Francia: l’integralismo è anche causato dalla politica

È da più di due anni che la Francia viene chiamata in causa per colpa dei frequenti attacchi terroristici di matrice islamica di cui è vittima. Ma per pensare di risolvere il problema, perché di un problema si parla, sarebbe utile agire alla sua fonte. È possibile ricondurre il problema a una causa che si riduce nell’ingente numero di immigrati di religione islamica, o di cittadini francesi di origine nordafricana, dove la Francia aveva i suoi possedimenti coloniali? La risposta è: assolutamente no.
Il fattore terrorismo non può auto-generarsi senza essere prima cresciuto e venire poi fomentato da agenti esterni, che hanno contribuito in maniera ingente ad accendere la miccia di un ordigno pericolosissimo.
L’ambiente di cui si parla è quello socio-culturale francese, in particolare delle misure attuate nelle sue politiche di integrazione (interventi legislativi e amministrativi che regolano i flussi migratori e la convivenza di diverse etnie nello stato ospitante). Il modello francese risponde al nome di modello assimilativo. Lo straniero diventa a pieno titolo un membro di una nuova comunità. Lo straniero viene integrato in un modello civico nazionale unitario per diventare a tutti gli effetti un cittadino francese: acquisire la cittadinanza significa abbandonare tutti i simboli e/o i comportamenti che vanno a identificare la cultura o la religione di tal individuo.

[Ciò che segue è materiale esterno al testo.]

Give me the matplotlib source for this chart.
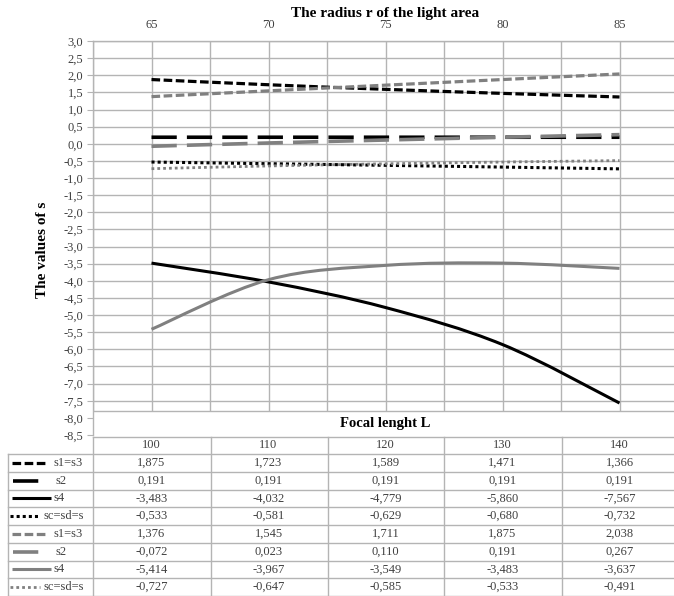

Ma, concretamente, come si vede attuato il modello assimilativo? Un esempio valido e immediato ci è fornito in tutte le mense scolastiche francesi. Per un bambino che vive in Francia di religione islamica non è possibile avere, all’interno del servizio di mensa offerto dalla struttura scolastica, un menù speciale che escluda i cibi che egli non può mangiare (come le carni di maiale) per ragioni religiose. Le ragazze islamiche, altro esempio, non possono portare il velo (questione politico legislativa che risale al 1989 con il primo affaire du foulard).
Il modello assimilativo  non fa assoluta distinzione tra gli individui da un punto di vista culturale né religioso, in quanto l’integrazione viene intesa come un’uguaglianza di trattamento per tutti, che si riflette nella totale neutralità e laicità dello Stato. Ma siamo assolutamente sicuri che la conformazione socio-culturale riduca davvero i conflitti?
Risultano evidenti i limiti di tale modello. La libertà d’espressione individuale viene ridotta drasticamente, aumentando invece i livelli di discriminazione, pregiudizio, difficoltà di inserimento e xenofobia.
Alla luce di tali considerazioni non si può considerare ininfluente un clima sociale così chiuso, in cui la libertà di espressione culturale cozza sia con la tradizione della comunità, schieratasi su di un fronte laico e neutrale, sia con la legislazione stessa del Paese. Relegare le tradizioni e le appartenenze culturali significa reprimere una parte consistente dell’identità di una persona, che in pubblico deve indossare una sorta di maschera che non gli permette di mostrare le sue peculiarità. Si è costretti a scomparire nell’uniformità, fingendo di essere chi non si è realmente.
Ciò costituisce un focolaio che, con le sue braci, fomenta il senso di oppressione delle minoranze etniche, in particolare quella islamica, così presente nel tessuto sociale francese. Nascono così la separazione tra le parti, il distacco e l’odio, che sfociano poi in atti violenti di coloro che scelgono come via di ribellione all’oppressione la radicalizzazione del loro credo religioso.
Questa non vuole essere una giustificazione, bensì una provocazione: vogliamo veramente affibbiare la colpa a una sola delle due parti?